The SCT startup problem was the minor and only happening last year. It occurred when the team tried to change the operation mode from ‘collision’ to ‘cosmic ray’ to observe cosmic rays during the LHC downtime. “It turned out the problem was simply that the run type of the central DAQ was not correctly configured, but it still took us some hours to figure that out,” says Hirose.

“Beyond expectations”
Other ATLAS teams are also rapidly acquainting themselves with the subsystems and the relations between them. “It is a very hard thing to get everything in this extremely complex and elaborate system done perfectly on the first attempt, although solutions may appear obvious in hindsight,” says Ishino. As the example of the bit code uploading on the ASIC chips for the muon trigger level 1 would illustrate well, the collaborators are often required to know every inch of technologies they use.
inner detector
The inner detector has three components: the pixel detector, the semiconductor tracker (SCT), and the transition radiation tracker.
During the two months before the startup, the collaborators had thoroughly outlined their plans for the first month of the run. “We also had experience from last year's run. Problems were identified speedily, and I could follow all decisions with satisfaction,” says Ishino.

“The run went well beyond our expectations,” says Nagano. “Originally, the muon high level triggers were expected to remain on standby for quite a while, even as long as the entire commissioning period. We actually brought them online a couple of days after the first collision." On the accelerator side, the beam pickup signal—a detector that reports the absolute point where beam went through the ATLAS detector—was turned on in the afternoon the next day to synchronize with the level 1 trigger. This was again days earlier than anyone had expected.

The complexity of the entire detector system and its initial success continue to surprise even the collaborators themselves. When asked about his most challenging experience, Ishino, who has worked on the ATLAS muon trigger system for nine full years, says it is the sheer scale of the system. “The system is roughly 1,000 times larger than anything I had worked with before. All components were well understood, but integrating them correctly and grasping the scale of it in my mind required careful planning and lots of time.” Nagano adds: “I am impressed with the level of achievement. During one year of testing and planning, the system has become fully functional.”

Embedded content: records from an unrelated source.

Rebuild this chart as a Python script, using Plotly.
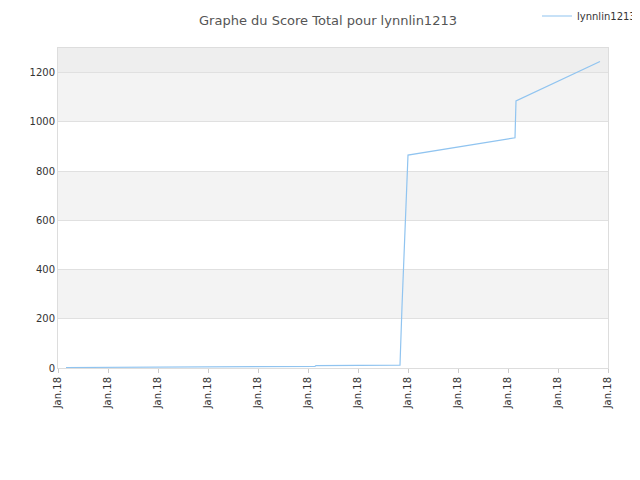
import plotly.graph_objects as go

# positions along the date axis (tick units), scores
x_pos = [0.16, 1.84, 1.86, 5.14, 5.16, 6.80, 6.84, 6.88, 7.00, 9.14, 9.16, 10.84]
score = [2, 3, 6, 7, 10, 11, 12, 250, 865, 935, 1085, 1245]
tick_labels = ["Jan.18"] * 12

fig = go.Figure()
fig.add_trace(go.Scatter(x=x_pos, y=score, mode="lines", name="lynnlin1213",
                         line=dict(color="#90c4f0", width=1.2)))

bands = [(200, 400, "#f3f3f3"), (600, 800, "#f3f3f3"),
         (1000, 1200, "#f3f3f3"), (1200, 1300, "#eeeeee")]
for y0, y1, c in bands:
    fig.add_shape(type="rect", xref="paper", x0=0, x1=1, yref="y", y0=y0, y1=y1,
                  fillcolor=c, line_width=0, layer="below")

fig.update_layout(
    width=640, height=480,
    title=dict(text="Graphe du Score Total pour lynnlin1213", x=0.5, y=0.975,
               yanchor="middle", font=dict(size=13, color="#555")),
    font=dict(family="DejaVu Sans", size=10, color="#333"),
    paper_bgcolor="white", plot_bgcolor="white",
    margin=dict(l=50, r=40, t=40, b=120, autoexpand=False),
    showlegend=True,
    legend=dict(x=1.06, y=1.1, xanchor="right", yanchor="middle",
                font=dict(size=10), bgcolor="rgba(0,0,0,0)"),
    xaxis=dict(range=[0, 11], tickvals=list(range(12)), ticktext=tick_labels,
               tickangle=-90, showgrid=False, zeroline=False, automargin=False,
               showline=True, linecolor="#ddd", ticks="outside", ticklen=4,
               tickcolor="#ccc", mirror=True),
    yaxis=dict(range=[0, 1300], dtick=200, showgrid=True, gridcolor="#e0e0e0",
               zeroline=False, showline=True, linecolor="#ddd", mirror=True,
               automargin=False),
)
fig.write_html("out.html")
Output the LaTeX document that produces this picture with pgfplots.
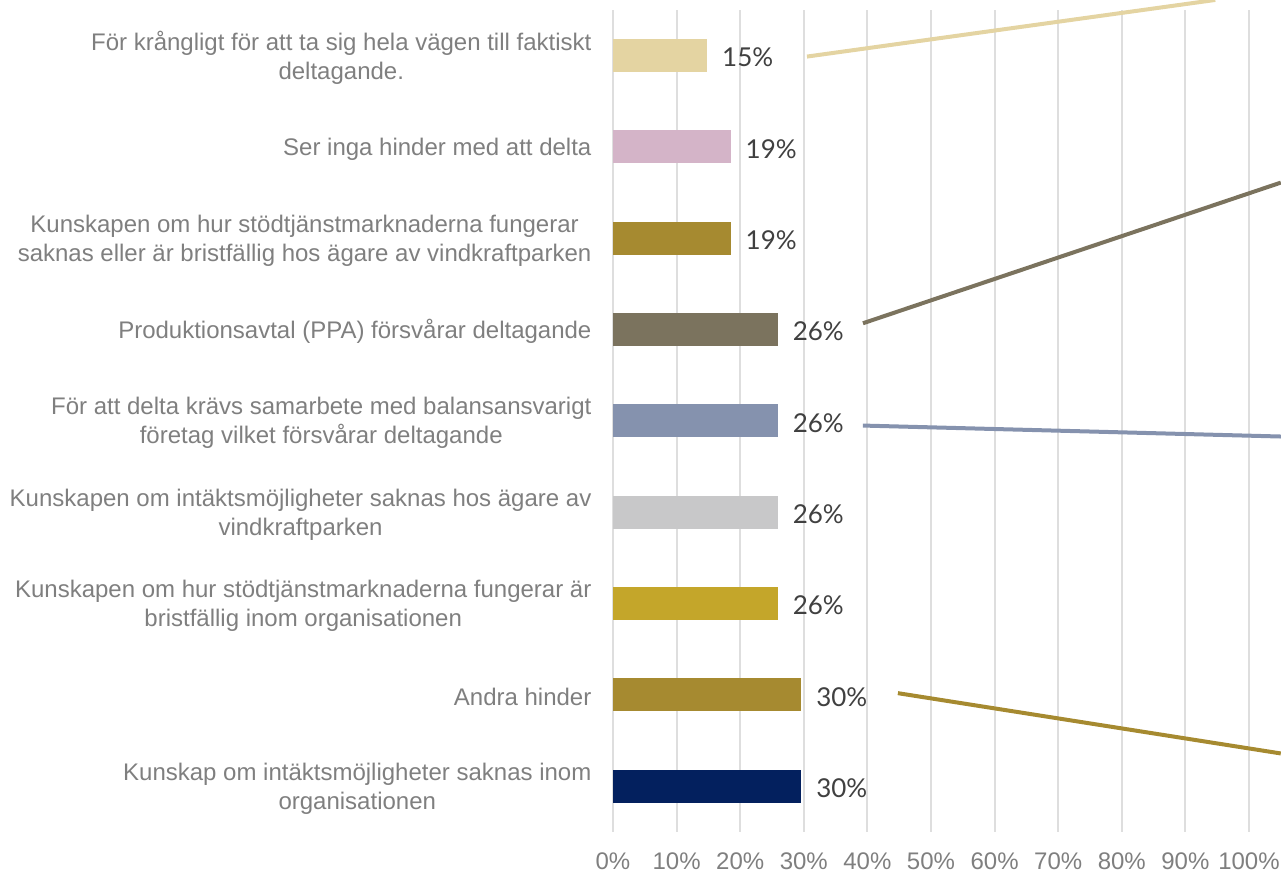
\documentclass[border=0pt]{standalone}
\usepackage{fontspec}
\setmainfont{Liberation Sans}
\newfontfamily\labelfont{Lato}
\usepackage{pgfplots}
\pgfplotsset{compat=1.18}

\definecolor{cNavy}{HTML}{03205E}
\definecolor{cGold}{HTML}{A68A30}
\definecolor{cMustard}{HTML}{C4A62A}
\definecolor{cLgray}{HTML}{C8C8C9}
\definecolor{cBlue}{HTML}{8592AE}
\definecolor{cBrown}{HTML}{7B735E}
\definecolor{cPink}{HTML}{D4B4C8}
\definecolor{cTan}{HTML}{E4D4A2}
\definecolor{txtgray}{HTML}{7F7F7F}
\definecolor{lblgray}{HTML}{404040}
\definecolor{gridgray}{HTML}{DEDEDE}

\begin{document}
\begin{tikzpicture}
\begin{axis}[
  scale only axis,
  width=318pt, height=411pt,
  xbar, bar width=16.5pt, bar shift=0pt,
  xmin=0, xmax=100, ymin=-0.5, ymax=8.5,
  clip=false,
  xtick={0,10,...,100},
  xticklabel={\pgfmathprintnumber{\tick}\%},
  /pgf/number format/assume math mode=true,
  xticklabel style={font=\fontsize{12}{14}\selectfont, text=txtgray, yshift=-7pt},
  ytick={0,...,8},
  yticklabels={
    {Kunskap om intäktsmöjligheter saknas inom\\organisationen},
    {Andra hinder},
    {Kunskapen om hur stödtjänstmarknaderna fungerar är\\bristfällig inom organisationen},
    {Kunskapen om intäktsmöjligheter saknas hos ägare av\\vindkraftparken},
    {För att delta krävs samarbete med balansansvarigt\\företag vilket försvårar deltagande},
    {Produktionsavtal (PPA) försvårar deltagande},
    {Kunskapen om hur stödtjänstmarknaderna fungerar \\saknas eller är bristfällig hos ägare av vindkraftparken},
    {Ser inga hinder med att delta},
    {För krångligt för att ta sig hela vägen till faktiskt\\deltagande.}
  },
  yticklabel style={font=\fontsize{12}{14.5}\selectfont, text=txtgray, align=center, xshift=-3pt, yshift=-1pt},
  axis line style={draw=none},
  tick style={draw=none},
  xmajorgrids,
  grid style={gridgray, line width=1pt},
  point meta=explicit symbolic,
  nodes near coords,
  every node near coord/.append style={font=\labelfont\fontsize{13}{15}\selectfont, text=lblgray, anchor=west, xshift=4pt, yshift=-1pt},
]
  % n = 27 respondents: 8/27, 7/27, 5/27, 4/27
  \addplot[fill=cNavy, draw=none] coordinates {(29.6,0) [30\%]};
  \addplot[fill=cGold, draw=none] coordinates {(29.6,1) [30\%]};
  \addplot[fill=cMustard, draw=none] coordinates {(25.9,2) [26\%]};
  \addplot[fill=cLgray, draw=none] coordinates {(25.9,3) [26\%]};
  \addplot[fill=cBlue, draw=none] coordinates {(25.9,4) [26\%]};
  \addplot[fill=cBrown, draw=none] coordinates {(25.9,5) [26\%]};
  \addplot[fill=cGold, draw=none] coordinates {(18.5,6) [19\%]};
  \addplot[fill=cPink, draw=none] coordinates {(18.5,7) [19\%]};
  \addplot[fill=cTan, draw=none] coordinates {(14.8,8) [15\%]};

  % stray leader lines of the data labels
  \addplot[sharp plot, cTan, line width=2pt, nodes near coords={}] coordinates {(30.5,7.99) (94.7,8.61)};
  \addplot[sharp plot, cBrown, line width=2pt, nodes near coords={}] coordinates {(39.3,5.07) (105,6.61)};
  \addplot[sharp plot, cBlue, line width=2pt, nodes near coords={}] coordinates {(39.3,3.95) (105,3.83)};
  \addplot[sharp plot, cGold, line width=2pt, nodes near coords={}] coordinates {(44.8,1.02) (105,0.36)};
\end{axis}
\pgfresetboundingbox
\path (-306.5pt,-20.5pt) rectangle (334pt,416pt);
\end{tikzpicture}
\end{document}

Making strides toward higher energy
The system will restart in February, aiming this time for an energy of 7 TeV. In the meantime, the teams are analyzing the data acquired during the 26-day trial run, and replacing a few bits of failed electronics. For the muon level 2 trigger team, the next run will be the moment of truth, as production of thousands of muons is expected.

“Once an event is lost in the trigger, it’ll be lost forever,” says Nagano. “This month is a good opportunity for us to recheck everything.” On the SCT side, Hirose is now working to develop an interface to upload data on noisy and dead silicon strips, and other useful information to monitor SCT performance (hit efficiency, number of hits, etc) to the database.

Facing the dawn of a new era of physics, these physicists’ dreams are materializing. They embrace the physics analysis waiting in the near future, but they have to first ensure the perfect commissioning this year. As Ishino says, “The machine will run for ten years. What we can do this year is to make the system as robust as possible.”